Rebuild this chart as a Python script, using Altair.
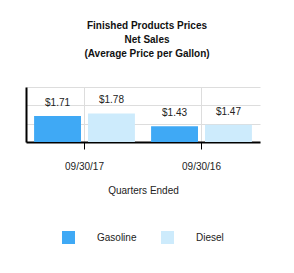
import altair as alt
import pandas as pd

quarters = ["09/30/17", "09/30/16"]
products = ["Gasoline", "Diesel"]
gasoline = [1.71, 1.43]
diesel = [1.78, 1.47]
colors = ["#3FA9F5", "#CDEBFC"]

rows = []
for i, q in enumerate(quarters):
    rows.append({"quarter": q, "product": "Gasoline", "price": gasoline[i]})
    rows.append({"quarter": q, "product": "Diesel", "price": diesel[i]})
df = pd.DataFrame(rows)
df["label"] = df["price"].map(lambda v: f"${v:.2f}")

FONT = "Liberation Sans"

x = alt.X("quarter:N", sort=quarters, title="Quarters Ended",
          scale=alt.Scale(paddingInner=0, paddingOuter=0),
          axis=alt.Axis(grid=True, gridColor="#dddddd", domainColor="#000000",
                        domainWidth=2, tickColor="#000000", tickSize=7,
                        labelAngle=0, labelPadding=12, labelFontSize=10,
                        labelFont=FONT, labelColor="#222222",
                        titleFont=FONT, titleFontSize=10, titleFontWeight="normal",
                        titleColor="#222222", titlePadding=14))
xoff = alt.XOffset("product:N", sort=products,
                   scale=alt.Scale(paddingInner=0.13, paddingOuter=0.15))
y = alt.Y("price:Q", title=None,
          scale=alt.Scale(domain=[1.0, 2.5], nice=False, zero=False),
          axis=alt.Axis(values=[1.0, 1.5, 2.0, 2.5], labels=False, ticks=False,
                        grid=True, gridColor="#dddddd", domainColor="#000000",
                        domainWidth=2))

base = alt.Chart(df)
bars = base.mark_bar(clip=True).encode(
    x=x, xOffset=xoff, y=y,
    color=alt.Color("product:N", sort=products,
                    scale=alt.Scale(domain=products, range=colors),
                    legend=alt.Legend(title=None, orient="none", direction="horizontal",
                                      legendX=36, legendY=144,
                                      symbolType="square", symbolSize=169,
                                      symbolStrokeWidth=0, labelOffset=22,
                                      columnPadding=24, labelFont=FONT,
                                      labelFontSize=10, labelColor="#222222")),
)
labels = base.mark_text(dy=-13, font=FONT, fontSize=10, color="#222222").encode(
    x=x, xOffset=xoff, y=y, text="label:N")

chart = alt.layer(bars, labels).properties(
    width=234, height=55,
    title=alt.TitleParams(["Finished Products Prices", "Net Sales", "(Average Price per Gallon)"],
                          font=FONT, fontSize=10, fontWeight="bold", color="#111111",
                          anchor="middle", lineHeight=14, offset=28, dx=4),
    autosize=alt.AutoSizeParams(type="none"),
    padding={"left": 26, "top": 87, "right": 34, "bottom": 131},
).configure_view(stroke=None)

chart.save("out.html", embed_options={"renderer": "svg", "actions": False})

Objective: Output each line exactly; omit every picture.

Solution:
Rebuild this chart as a Python script, using Altair.
import altair as alt
import pandas as pd

quarters = ["09/30/17", "09/30/16"]
products = ["Gasoline", "Diesel"]
gasoline = [1.71, 1.43]
diesel = [1.78, 1.47]
colors = ["#3FA9F5", "#CDEBFC"]

rows = []
for i, q in enumerate(quarters):
    rows.append({"quarter": q, "product": "Gasoline", "price": gasoline[i]})
    rows.append({"quarter": q, "product": "Diesel", "price": diesel[i]})
df = pd.DataFrame(rows)
df["label"] = df["price"].map(lambda v: f"${v:.2f}")

FONT = "Liberation Sans"

x = alt.X("quarter:N", sort=quarters, title="Quarters Ended",
          scale=alt.Scale(paddingInner=0, paddingOuter=0),
          axis=alt.Axis(grid=True, gridColor="#dddddd", domainColor="#000000",
                        domainWidth=2, tickColor="#000000", tickSize=7,
                        labelAngle=0, labelPadding=12, labelFontSize=10,
                        labelFont=FONT, labelColor="#222222",
                        titleFont=FONT, titleFontSize=10, titleFontWeight="normal",
                        titleColor="#222222", titlePadding=14))
xoff = alt.XOffset("product:N", sort=products,
                   scale=alt.Scale(paddingInner=0.13, paddingOuter=0.15))
y = alt.Y("price:Q", title=None,
          scale=alt.Scale(domain=[1.0, 2.5], nice=False, zero=False),
          axis=alt.Axis(values=[1.0, 1.5, 2.0, 2.5], labels=False, ticks=False,
                        grid=True, gridColor="#dddddd", domainColor="#000000",
                        domainWidth=2))

base = alt.Chart(df)
bars = base.mark_bar(clip=True).encode(
    x=x, xOffset=xoff, y=y,
    color=alt.Color("product:N", sort=products,
                    scale=alt.Scale(domain=products, range=colors),
                    legend=alt.Legend(title=None, orient="none", direction="horizontal",
                                      legendX=36, legendY=144,
                                      symbolType="square", symbolSize=169,
                                      symbolStrokeWidth=0, labelOffset=22,
                                      columnPadding=24, labelFont=FONT,
                                      labelFontSize=10, labelColor="#222222")),
)
labels = base.mark_text(dy=-13, font=FONT, fontSize=10, color="#222222").encode(
    x=x, xOffset=xoff, y=y, text="label:N")

chart = alt.layer(bars, labels).properties(
    width=234, height=55,
    title=alt.TitleParams(["Finished Products Prices", "Net Sales", "(Average Price per Gallon)"],
                          font=FONT, fontSize=10, fontWeight="bold", color="#111111",
                          anchor="middle", lineHeight=14, offset=28, dx=4),
    autosize=alt.AutoSizeParams(type="none"),
    padding={"left": 26, "top": 87, "right": 34, "bottom": 131},
).configure_view(stroke=None)

chart.save("out.html", embed_options={"renderer": "svg", "actions": False})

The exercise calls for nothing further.